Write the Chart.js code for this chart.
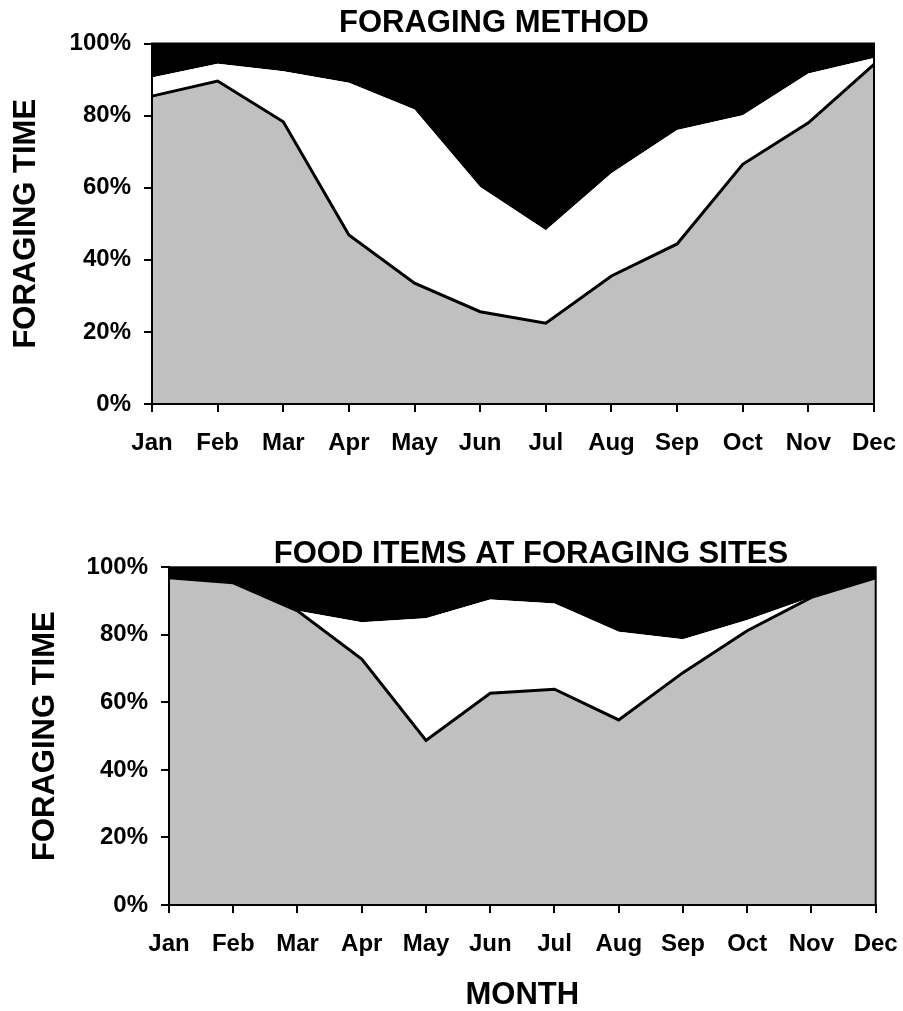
<!DOCTYPE html>
<html>
<head>
<meta charset="utf-8">
<script src="https://cdn.jsdelivr.net/npm/chart.js@4/dist/chart.umd.min.js"></script>
<style>
  body { margin: 0; background: #fff; overflow: hidden; }
  #top { position: absolute; left: 0; top: 0; }
  #bottom { position: absolute; left: 0; top: 470px; }
</style>
</head>
<body>
<canvas id="top" width="903" height="470"></canvas>
<canvas id="bottom" width="903" height="545"></canvas>
<script>
const months = ['Jan', 'Feb', 'Mar', 'Apr', 'May', 'Jun', 'Jul', 'Aug', 'Sep', 'Oct', 'Nov', 'Dec'];
const yTicks = [0, 20, 40, 60, 80, 100];

// FORAGING METHOD (% of foraging time)
const methodGray  = [85.4, 89.6, 78.3, 46.9, 33.5, 25.6, 22.4, 35.5, 44.4, 66.5, 78.0, 94.2];
const methodWhite = [5.2, 4.8, 14.0, 42.2, 48.2, 34.6, 25.8, 28.5, 31.6, 13.6, 13.7, 1.8];
const methodBlack = [9.4, 5.6, 7.7, 10.9, 18.3, 39.8, 51.8, 36.0, 24.0, 19.9, 8.3, 4.0];

// FOOD ITEMS AT FORAGING SITES
const foodGray  = [96.9, 95.4, 87.1, 72.8, 48.7, 62.7, 63.9, 54.8, 68.8, 81.2, 91.1, 96.9];
const foodWhite = [0, 0, 0, 10.9, 36.2, 27.8, 25.4, 26.1, 9.9, 3.2, 0, 0];
const foodBlack = [3.1, 4.6, 12.9, 16.3, 15.1, 9.5, 10.7, 19.1, 21.3, 15.6, 8.9, 3.1];

const fam = '"Liberation Sans", Arial, Helvetica, sans-serif';

// plot frame
const frame = {
  id: 'frame',
  afterDatasetsDraw(chart) {
    const a = chart.chartArea;
    const c = chart.ctx;
    c.save();
    c.strokeStyle = '#000';
    c.lineWidth = 2;
    c.strokeRect(a.left, a.top, a.right - a.left, a.bottom - a.top);
    c.restore();
  }
};

// chart heading
const heading = {
  id: 'heading',
  afterDraw(chart, args, opts) {
    const c = chart.ctx;
    c.save();
    c.font = 'bold 31px ' + fam;
    c.fillStyle = '#000';
    c.textAlign = 'center';
    c.textBaseline = 'middle';
    c.fillText(opts.text, opts.x, opts.y);
    c.restore();
  }
};

function makeChart(id, gray, white, black, o) {
  new Chart(document.getElementById(id), {
    type: 'line',
    data: {
      labels: months,
      datasets: [{
        data: gray,
        backgroundColor: '#c0c0c0',
        borderColor: '#000',
        borderWidth: 3,
        fill: 'origin',
        pointRadius: 0,
        tension: 0
      }, {
        data: white,
        backgroundColor: '#ffffff',
        borderWidth: 0,
        fill: '-1',
        pointRadius: 0
      }, {
        data: black,
        backgroundColor: '#000000',
        borderWidth: 0,
        fill: '-1',
        pointRadius: 0
      }]
    },
    options: {
      responsive: false,
      animation: false,
      devicePixelRatio: 1,
      layout: { padding: { left: o.padLeft, right: o.padRight, top: o.padTop, bottom: 0 } },
      plugins: {
        legend: { display: false },
        tooltip: { enabled: false },
        title: { display: false },
        heading: { text: o.title, x: o.titleX, y: o.titleY }
      },
      scales: {
        x: {
          offset: false,
          grid: { drawOnChartArea: false, drawTicks: true, tickLength: 8, color: '#000', lineWidth: 2 },
          border: { display: true, color: '#000', width: 2 },
          ticks: { color: '#000', font: { family: fam, size: 24, weight: 'bold' }, padding: 17, maxRotation: 0, autoSkip: false },
          title: {
            display: !!o.xTitle,
            text: o.xTitle || '',
            color: '#000',
            font: { family: fam, size: 31, weight: 'bold' },
            padding: { top: 0, bottom: 1 }
          },
          afterFit: s => { s.height = o.xHeight; s.paddingLeft = 0; s.paddingRight = 0; }
        },
        y: {
          stacked: true,
          min: 0,
          max: 100,
          grid: { drawOnChartArea: false, drawTicks: true, tickLength: 8, color: '#000', lineWidth: 2 },
          border: { display: true, color: '#000', width: 2 },
          ticks: {
            color: '#000',
            font: { family: fam, size: 24, weight: 'bold' },
            padding: 13,
            callback: v => v + '%'
          },
          afterBuildTicks: s => { s.ticks = yTicks.map(v => ({ value: v })); },
          title: {
            display: true,
            text: 'FORAGING TIME',
            color: '#000',
            font: { family: fam, size: 31, weight: 'bold' },
            padding: 0
          },
          afterFit: s => { s.width = o.yWidth; }
        }
      }
    },
    plugins: [frame, heading]
  });
}

makeChart('top', methodGray, methodWhite, methodBlack, {
  title: 'FORAGING METHOD', titleX: 494, titleY: 23,
  padLeft: 8, padRight: 29, padTop: 43.5,
  yWidth: 144, xHeight: 66
});

makeChart('bottom', foodGray, foodWhite, foodBlack, {
  title: 'FOOD ITEMS AT FORAGING SITES', titleX: 531, titleY: 84,
  padLeft: 26.4, padRight: 27.3, padTop: 97.3,
  yWidth: 142.6, xHeight: 110, xTitle: 'MONTH'
});
</script>
</body>
</html>
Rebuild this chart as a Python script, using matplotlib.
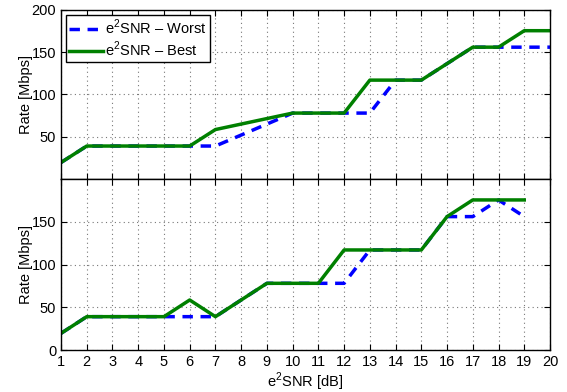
import matplotlib
matplotlib.use('Agg')
import matplotlib.pyplot as plt

plt.rcParams['font.family'] = ['Liberation Sans', 'DejaVu Sans']
plt.rcParams['mathtext.fontset'] = 'custom'
plt.rcParams['mathtext.rm'] = 'Liberation Sans'

# e2SNR in dB
snr_top = list(range(1, 21))
snr_bot = list(range(1, 20))

# top panel
worst_top = [19.5, 39, 39, 39, 39, 39, 39, 52, 65, 78, 78, 78, 78, 117, 117, 136.5, 156, 156, 156, 156]
best_top = [19.5, 39, 39, 39, 39, 39, 58.5, 65, 71.5, 78, 78, 78, 117, 117, 117, 136.5, 156, 156, 175.5, 175.5]

# bottom panel
worst_bot = [19.5, 39, 39, 39, 39, 39, 39, 58.5, 78, 78, 78, 78, 117, 117, 117, 156, 156, 175.5, 156]
best_bot = [19.5, 39, 39, 39, 39, 58.5, 39, 58.5, 78, 78, 78, 117, 117, 117, 117, 156, 175.5, 175.5, 175.5]

blue = '#0000ff'
green = '#008000'

fig = plt.figure(figsize=(5.67, 3.92), dpi=100)
ax1 = fig.add_axes([0.1076, 0.5434, 0.8624, 0.4311])
ax2 = fig.add_axes([0.1076, 0.1071, 0.8624, 0.4363])

for ax, x, w, b in [(ax1, snr_top, worst_top, best_top), (ax2, snr_bot, worst_bot, best_bot)]:
    ax.plot(x, w, '--', color=blue, lw=2.5, dashes=(3, 2.2), label='e$^2$SNR – Worst')
    ax.plot(x, b, '-', color=green, lw=2.5, label='e$^2$SNR – Best')
    ax.set_xlim(1, 20)
    ax.set_ylim(0, 200)
    ax.set_xticks(range(1, 21))
    ax.grid(True, ls=(0, (1, 3)), lw=0.8, color='#777777')
    ax.tick_params(direction='in', top=True, right=True, labelsize=10.5, length=4)
    ax.set_ylabel('Rate [Mbps]', fontsize=10.5, labelpad=-1)
    for s in ax.spines.values():
        s.set_linewidth(1.0)

ax1.set_yticks([50, 100, 150, 200])
ax1.tick_params(labelbottom=False)
ax2.set_yticks([0, 50, 100, 150])
ax2.set_xlabel('e$^2$SNR [dB]', fontsize=10.5, labelpad=1)

leg = ax1.legend(loc='upper left', fontsize=10.5, fancybox=False, framealpha=1,
                 edgecolor='black', borderaxespad=0.35, handlelength=2.3,
                 handletextpad=0.2, labelspacing=0.15, borderpad=0.2)
leg.get_frame().set_linewidth(1.0)

fig.savefig('out.png', dpi=100)
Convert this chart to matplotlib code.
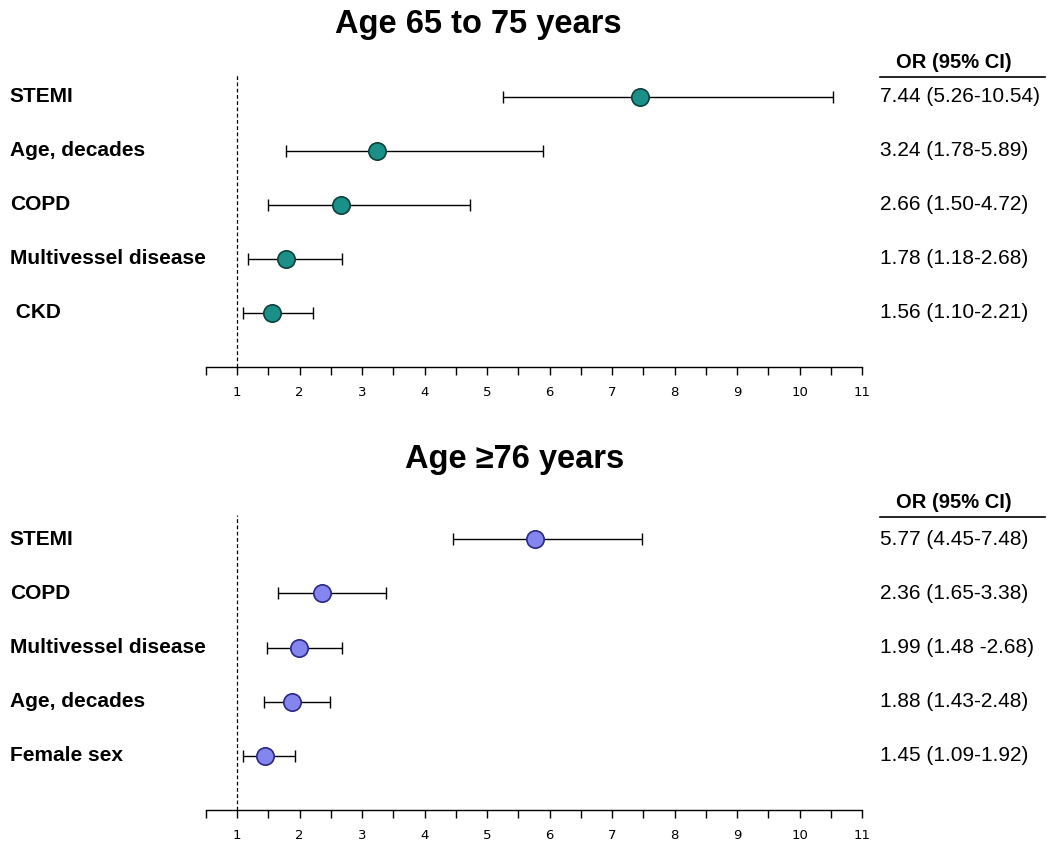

----------------

DIRECTIVE: Copy exactly the stretch of lines from the one containing "Rebuild this chart" through the one containing "ax2 = fig.add_axes([0.1076, 0.1071, 0.8624, 0.4363])", both included. Leave out any pictures.

EXERCISE OUTPUT:
Rebuild this chart as a Python script, using matplotlib.
import matplotlib
matplotlib.use('Agg')
import matplotlib.pyplot as plt

plt.rcParams['font.family'] = ['Liberation Sans', 'DejaVu Sans']
plt.rcParams['mathtext.fontset'] = 'custom'
plt.rcParams['mathtext.rm'] = 'Liberation Sans'

# e2SNR in dB
snr_top = list(range(1, 21))
snr_bot = list(range(1, 20))

# top panel
worst_top = [19.5, 39, 39, 39, 39, 39, 39, 52, 65, 78, 78, 78, 78, 117, 117, 136.5, 156, 156, 156, 156]
best_top = [19.5, 39, 39, 39, 39, 39, 58.5, 65, 71.5, 78, 78, 78, 117, 117, 117, 136.5, 156, 156, 175.5, 175.5]

# bottom panel
worst_bot = [19.5, 39, 39, 39, 39, 39, 39, 58.5, 78, 78, 78, 78, 117, 117, 117, 156, 156, 175.5, 156]
best_bot = [19.5, 39, 39, 39, 39, 58.5, 39, 58.5, 78, 78, 78, 117, 117, 117, 117, 156, 175.5, 175.5, 175.5]

blue = '#0000ff'
green = '#008000'

fig = plt.figure(figsize=(5.67, 3.92), dpi=100)
ax1 = fig.add_axes([0.1076, 0.5434, 0.8624, 0.4311])
ax2 = fig.add_axes([0.1076, 0.1071, 0.8624, 0.4363])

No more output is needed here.